Again projections. Again computers. Again sparse instruments. You check the clock, counting up. You are squirming more in this performance than usual. Most of the time you find performances quieten your inner monologue, but not this time. Your attention is swamped by the repeating relentless stimuli. You lose the immersion of transport, your inner monologue drifts to the world outside this one created by the artists. You check the clock counting down.

A performer moves towards one of the smaller side projection screens. The film sputters into revolution with a mechanical whirring. This physical ignition brushes against the pre-programmed audio-visual sequencing. All surfaces of the audio-visual topography are activated with bodies. The flat depictions reach towards new spatial dimensions through their topography and relation. Your awareness shifts towards the myriad lenses that are being constructed. These videos capture moments which, although constructed for the camera, were once live. They grew from conversations and artistic inquiry, that grew from a common point of inspiration, itself a film. And you are located within them. Your presence in this setting completes it. They are other to the selves they depict. They are other to yourself. You are other to the person sitting next to you. You are other to the performers. But the whole requires this assembling of self and other.

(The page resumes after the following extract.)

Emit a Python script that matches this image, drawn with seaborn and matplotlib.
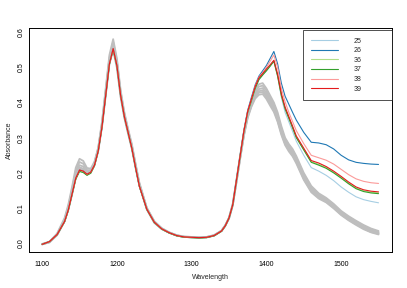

The bodies on screen are depicted as landscapes. Slow panning shots of legs dislocated from their owners are impressed on textural backgrounds. Layered hands and faces follow. Found footage of a monk on fire flickers in front of you. These iconographies attempt to provoke you. Needling at meaning. You find yourself wishing that you had watched Persona more recently. Maybe that would give you more access to this work, that feels less penetrable as as the clocks countdown. Water pointedly drips on a contact microphone. Found sounds, live instruments and computer manipulation wash around you. You are at sea in this work, buffeted in a vortex of diverse but repeating forms. You dwell in this sensory overload, allowing your mind to quiet. Repetition as meditation.

Your outward environment mirrors your inner world. The projections cease and space becomes dark. The Meat Market’s natural reverberation holding soft echoes of sound in persistence. A performer walks towards the side projectors. She deliberately packs it away, clickingly. She rolls up the 16mm film. The clocks reach the end of their temporal oscillation. Counted to 0:00 and 1:24.